A fair coin is tossed. If it comes up heads, dice 1 is rolled three times. If it comes up tails, dice 2 is rolled three times. Dice 1 contains $2$ blue sides and $4$ green sides. Dice 2 contains $3$ blue sides and $3$ green sides. If it is not known which die was used, and the first and second throw showed green, find the probability the third throw will be green.
Attempt:
Using Bayes' rule:
$P(A = \mbox{green on third}|B =\mbox{green on first and second})$,
\begin{equation}
P(A|B) = \frac{P(B|A)P(A)}{P(B)},
\end{equation}
where $P(B|A)$, $P(A)$, $P(B)$ need to be calculated for both dice.
\begin{equation}
P(B|A) = \left(0.5\times \frac{4}{6}\times \frac{4}{6}\right) + \left(0.5\times \frac{3}{6}\times \frac{3}{6} \right)
\end{equation}
\begin{equation}
P(A) = (0.5\times \frac{4}{6}) + (0.5\times \frac{3}{6})
\end{equation}
\begin{equation}
P(B) = \left(0.5\times \frac{4}{6}\times \frac{4}{6}\right) + \left( 0.5\times \frac{3}{6}\times \frac{3}{6}\right)
\end{equation}
By this thinking, $P(B)$ = $P(B|A)$. Is this correct?
Best Answer
Your $P(A)$ and $P(B)$ are correct, but your $P(B|A)$ is not (if it were, then independence would be given, and the opposite is the case here).

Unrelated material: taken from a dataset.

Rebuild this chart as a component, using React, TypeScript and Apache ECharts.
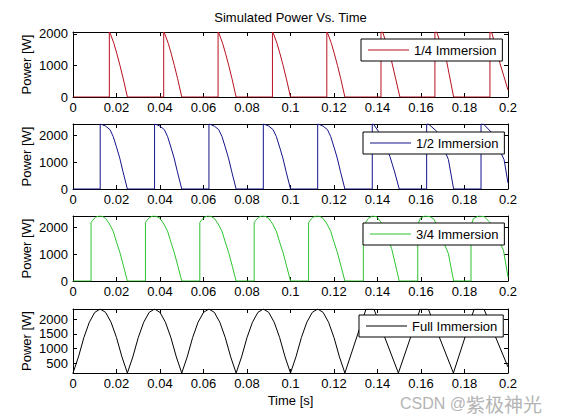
import React, { useEffect, useRef } from "react";
import * as echarts from "echarts";

const FONT = '"Liberation Sans", Arial, Helvetica, sans-serif';

const titleText = "Simulated Power Vs. Time";
const xAxisName = "Time [s]";
const yAxisName = "Power [W]";
const watermarkLatin = "CSDN @";
const watermarkCJK = "紫极神光";
const seriesNames = ["1/4 Immersion", "1/2 Immersion", "3/4 Immersion", "Full Immersion"];
const seriesColors = ["#b81020", "#14148c", "#2ec42e", "#000000"];
const yMins = [0, 0, 0, 180];
const yMaxs = [2060, 2420, 2420, 2340];
const yTickValues = [
  [0, 1000, 2000],
  [0, 1000, 2000],
  [0, 1000, 2000],
  [500, 1000, 1500, 2000],
];
const xMin = 0;
const xMax = 0.2;
const xStep = 0.02;

const quarterImmersion: [number, number][] = [
  [0, 0], [0.0167, 0], [0.0167, 2060], [0.0172, 2000], [0.0188, 1700], [0.0201, 1390], [0.0216, 1000], [0.0231, 580], [0.025, 0],
  [0.0417, 0], [0.0417, 2060], [0.0422, 2000], [0.0438, 1700], [0.0451, 1390], [0.0466, 1000], [0.0481, 580], [0.05, 0],
  [0.0667, 0], [0.0667, 2060], [0.0672, 2000], [0.0688, 1700], [0.0701, 1390], [0.0716, 1000], [0.0731, 580], [0.075, 0],
  [0.0917, 0], [0.0917, 2060], [0.0922, 2000], [0.0938, 1700], [0.0951, 1390], [0.0966, 1000], [0.0981, 580], [0.1, 0],
  [0.1167, 0], [0.1167, 2060], [0.1172, 2000], [0.1188, 1700], [0.1201, 1390], [0.1216, 1000], [0.1231, 580], [0.125, 0],
  [0.1416, 0], [0.1416, 2060], [0.1424, 2060], [0.1465, 1130], [0.1503, 0],
  [0.1664, 0], [0.1664, 2060], [0.1672, 2060], [0.1718, 1130], [0.175, 0],
  [0.1917, 0], [0.1917, 2060], [0.1926, 2030], [0.1963, 1070], [0.2, 220],
];

const halfImmersion: [number, number][] = [
  [0, 0], [0.0125, 0], [0.0125, 2420], [0.0133, 2400], [0.015, 2340], [0.017, 2210], [0.0185, 1950], [0.02, 1560], [0.0215, 1150], [0.023, 640], [0.025, 0],
  [0.0375, 0], [0.0375, 2420], [0.0383, 2400], [0.04, 2340], [0.042, 2210], [0.0435, 1950], [0.045, 1560], [0.0465, 1150], [0.048, 640], [0.05, 0],
  [0.0625, 0], [0.0625, 2420], [0.0633, 2400], [0.065, 2340], [0.067, 2210], [0.0685, 1950], [0.07, 1560], [0.0715, 1150], [0.073, 640], [0.075, 0],
  [0.0875, 0], [0.0875, 2420], [0.0883, 2400], [0.09, 2340], [0.092, 2210], [0.0935, 1950], [0.095, 1560], [0.0965, 1150], [0.098, 640], [0.1, 0],
  [0.1125, 0], [0.1125, 2420], [0.1133, 2400], [0.115, 2340], [0.117, 2210], [0.1185, 1950], [0.12, 1560], [0.1215, 1150], [0.123, 640], [0.125, 0],
  [0.1376, 0], [0.1376, 2420], [0.1381, 2420], [0.1404, 2150], [0.1457, 1216], [0.148, 600], [0.15, 0],
  [0.1626, 0], [0.1626, 2420], [0.1634, 2420], [0.1672, 2150], [0.1726, 1100], [0.175, 0],
  [0.1876, 0], [0.1876, 2420], [0.1887, 2420], [0.1925, 2100], [0.1982, 1090], [0.2, 220],
];

const threeQuarterImmersion: [number, number][] = [
  [0, 0], [0.0083, 0], [0.0083, 2170], [0.009, 2260], [0.0103, 2370], [0.0118, 2420], [0.0133, 2410], [0.015, 2330], [0.0168, 2120], [0.0185, 1850], [0.02, 1450], [0.0216, 1050], [0.0233, 530], [0.025, 0],
  [0.0333, 0], [0.0333, 2170], [0.034, 2260], [0.0353, 2370], [0.0368, 2420], [0.0383, 2410], [0.04, 2330], [0.0418, 2120], [0.0435, 1850], [0.045, 1450], [0.0466, 1050], [0.0483, 530], [0.05, 0],
  [0.0583, 0], [0.0583, 2170], [0.059, 2260], [0.0603, 2370], [0.0618, 2420], [0.0633, 2410], [0.065, 2330], [0.0668, 2120], [0.0685, 1850], [0.07, 1450], [0.0716, 1050], [0.0733, 530], [0.075, 0],
  [0.0833, 0], [0.0833, 2170], [0.084, 2260], [0.0853, 2370], [0.0868, 2420], [0.0883, 2410], [0.09, 2330], [0.0918, 2120], [0.0935, 1850], [0.095, 1450], [0.0966, 1050], [0.0983, 530], [0.1, 0],
  [0.1083, 0], [0.1083, 2170], [0.109, 2260], [0.1103, 2370], [0.1118, 2420], [0.1133, 2410], [0.115, 2330], [0.1168, 2120], [0.1185, 1850], [0.12, 1450], [0.1216, 1050], [0.1233, 530], [0.125, 0],
  [0.1335, 0], [0.1335, 2050], [0.1358, 2330], [0.1375, 2420], [0.1395, 2400], [0.142, 2150], [0.1465, 1210], [0.15, 0],
  [0.1585, 0], [0.1585, 2080], [0.1597, 2340], [0.1618, 2420], [0.164, 2400], [0.166, 2300], [0.1726, 1020], [0.175, 0],
  [0.183, 0], [0.183, 2080], [0.1842, 2330], [0.1865, 2420], [0.189, 2400], [0.1915, 2200], [0.1979, 1150], [0.2, 150],
];

const fullImmersion: [number, number][] = [
  [0, 180], [0.0025, 723], [0.005, 1376], [0.0075, 1893], [0.01, 2225], [0.0125, 2340], [0.015, 2225], [0.0175, 1893], [0.02, 1376], [0.0225, 723], [0.025, 180],
  [0.0275, 723], [0.03, 1376], [0.0325, 1893], [0.035, 2225], [0.0375, 2340], [0.04, 2225], [0.0425, 1893], [0.045, 1376], [0.0475, 723], [0.05, 180],
  [0.0525, 723], [0.055, 1376], [0.0575, 1893], [0.06, 2225], [0.0625, 2340], [0.065, 2225], [0.0675, 1893], [0.07, 1376], [0.0725, 723], [0.075, 180],
  [0.0775, 723], [0.08, 1376], [0.0825, 1893], [0.085, 2225], [0.0875, 2340], [0.09, 2225], [0.0925, 1893], [0.095, 1376], [0.0975, 723], [0.1, 180],
  [0.1025, 723], [0.105, 1376], [0.1075, 1893], [0.11, 2225], [0.1125, 2340], [0.115, 2225], [0.1175, 1893], [0.12, 1376], [0.1225, 723], [0.125, 180],
  [0.1347, 2330], [0.1384, 2330], [0.1496, 180],
  [0.1596, 2330], [0.1634, 2330], [0.1749, 180],
  [0.1844, 2330], [0.189, 2330], [0.2, 380],
];

const seriesData = [quarterImmersion, halfImmersion, threeQuarterImmersion, fullImmersion];

// layout
const gridLeft = 73;
const gridWidth = 435;
const gridTops = [32, 124, 216, 309];
const gridHeights = [65, 65, 65, 64];
const legendPos = [
  { left: 361, top: 39 },
  { left: 363, top: 132 },
  { left: 363, top: 223 },
  { left: 359, top: 315 },
];

export default function App() {
  const ref = useRef<HTMLDivElement>(null);

  useEffect(() => {
    if (!ref.current) return;
    const chart = echarts.init(ref.current, null, { renderer: "svg" });

    const labelStyle = { color: "#000", fontSize: 13, fontFamily: FONT };
    const lineAx = { show: true, onZero: false, lineStyle: { color: "#000", width: 1 } };
    const grids: any[] = [];
    const xAxes: any[] = [];
    const yAxes: any[] = [];
    const series: any[] = [];
    const legends: any[] = [];

    seriesNames.forEach((name, i) => {
      const isLast = i === seriesNames.length - 1;
      grids.push({ left: gridLeft, top: gridTops[i], width: gridWidth, height: gridHeights[i] });
      xAxes.push({
        type: "value",
        gridIndex: i,
        min: xMin,
        max: xMax,
        interval: xStep,
        position: "bottom",
        axisLine: lineAx,
        axisTick: { show: true, inside: true, length: 4, lineStyle: { color: "#000", width: 1 } },
        axisLabel: {
          show: true,
          margin: 4,
          ...labelStyle,
          formatter: (v: number) => String(Math.round(v * 100) / 100),
        },
        splitLine: { show: false },
        name: isLast ? xAxisName : "",
        nameLocation: "middle",
        nameGap: 21,
        nameMoveOverlap: false,
        nameTextStyle: labelStyle,
      });
      xAxes.push({
        type: "value",
        gridIndex: i,
        min: xMin,
        max: xMax,
        interval: xStep,
        position: "top",
        axisLine: lineAx,
        axisTick: { show: true, inside: true, length: 4, lineStyle: { color: "#000", width: 1 } },
        axisLabel: { show: false },
        splitLine: { show: false },
      });
      yAxes.push({
        type: "value",
        gridIndex: i,
        min: yMins[i],
        max: yMaxs[i],
        position: "left",
        axisLine: lineAx,
        axisTick: {
          show: true,
          inside: true,
          length: 4,
          customValues: yTickValues[i],
          lineStyle: { color: "#000", width: 1 },
        },
        axisLabel: {
          show: true,
          margin: 5,
          customValues: yTickValues[i],
          ...labelStyle,
          formatter: (v: number) => String(Math.round(v)),
        },
        splitLine: { show: false },
        name: yAxisName,
        nameLocation: "middle",
        nameGap: 40,
        nameMoveOverlap: false,
        nameTextStyle: labelStyle,
      });
      yAxes.push({
        type: "value",
        gridIndex: i,
        min: yMins[i],
        max: yMaxs[i],
        position: "right",
        axisLine: lineAx,
        axisTick: {
          show: true,
          inside: true,
          length: 4,
          customValues: yTickValues[i],
          lineStyle: { color: "#000", width: 1 },
        },
        axisLabel: { show: false },
        splitLine: { show: false },
      });
      series.push({
        type: "line",
        name,
        xAxisIndex: 2 * i,
        yAxisIndex: 2 * i,
        data: seriesData[i],
        symbol: "none",
        showSymbol: false,
        clip: true,
        silent: true,
        color: seriesColors[i],
        lineStyle: { color: seriesColors[i], width: 1 },
        itemStyle: { color: seriesColors[i] },
        z: 2,
      });
      legends.push({
        data: [name],
        left: legendPos[i].left,
        top: legendPos[i].top,
        orient: "horizontal",
        icon: "rect",
        itemWidth: 41,
        itemHeight: 1,
        itemGap: 0,
        padding: [4, 6, 4, 7],
        borderColor: "#000",
        borderWidth: 1,
        borderRadius: 0,
        backgroundColor: "#fff",
        selectedMode: false,
        textStyle: { ...labelStyle, lineHeight: 14 },
        z: 10,
      });
    });

    chart.setOption({
      animation: false,
      backgroundColor: "#fff",
      grid: grids,
      xAxis: xAxes,
      yAxis: yAxes,
      series,
      legend: legends,
      graphic: [
        {
          type: "text",
          x: 290.5,
          y: 17,
          style: {
            text: titleText,
            fill: "#000",
            font: `13px ${FONT}`,
            align: "center",
            verticalAlign: "middle",
            textAlign: "center",
            textVerticalAlign: "middle",
          },
          z: 20,
        },
        {
          type: "text",
          x: 400,
          y: 403,
          style: {
            text: `{a|${watermarkLatin}}{b|${watermarkCJK}}`,
            fill: "#b4b4b4",
            align: "left",
            verticalAlign: "middle",
            textAlign: "left",
            textVerticalAlign: "middle",
            rich: {
              a: { fontSize: 16, lineHeight: 17, fontFamily: FONT, fill: "#b4b4b4", color: "#b4b4b4" },
              b: {
                fontSize: 19,
                lineHeight: 17,
                fontFamily: '"Noto Sans CJK SC", sans-serif',
                fill: "#b4b4b4",
                color: "#b4b4b4",
              },
            },
          },
          z: 20,
        },
      ],
    });

    return () => {
      chart.dispose();
    };
  }, []);

  return (
    <div
      ref={ref}
      style={{ position: "absolute", left: 0, top: 0, width: 561, height: 420, background: "#fff" }}
    />
  );
}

Just use the definition $P(B|A)=\frac{P(A\cap B)}{P(A)}$ and use total probability on the numerator to obtain $$P(A\cap B)=\left(0.5\times \frac{4}{6}\times \frac{4}{6}\times\frac{4}{6}\right) + \left(0.5\times \frac{3}{6}\times \frac{3}{6}\times \frac{3}{6} \right)$$ and so $$P(B|A)=\frac{13}{36}.$$
Actually, Bayes is not needed here. Just calculating $P(A|B)=\frac{P(A\cap B)}{P(B)}=\frac{91}{150}$ should be enough.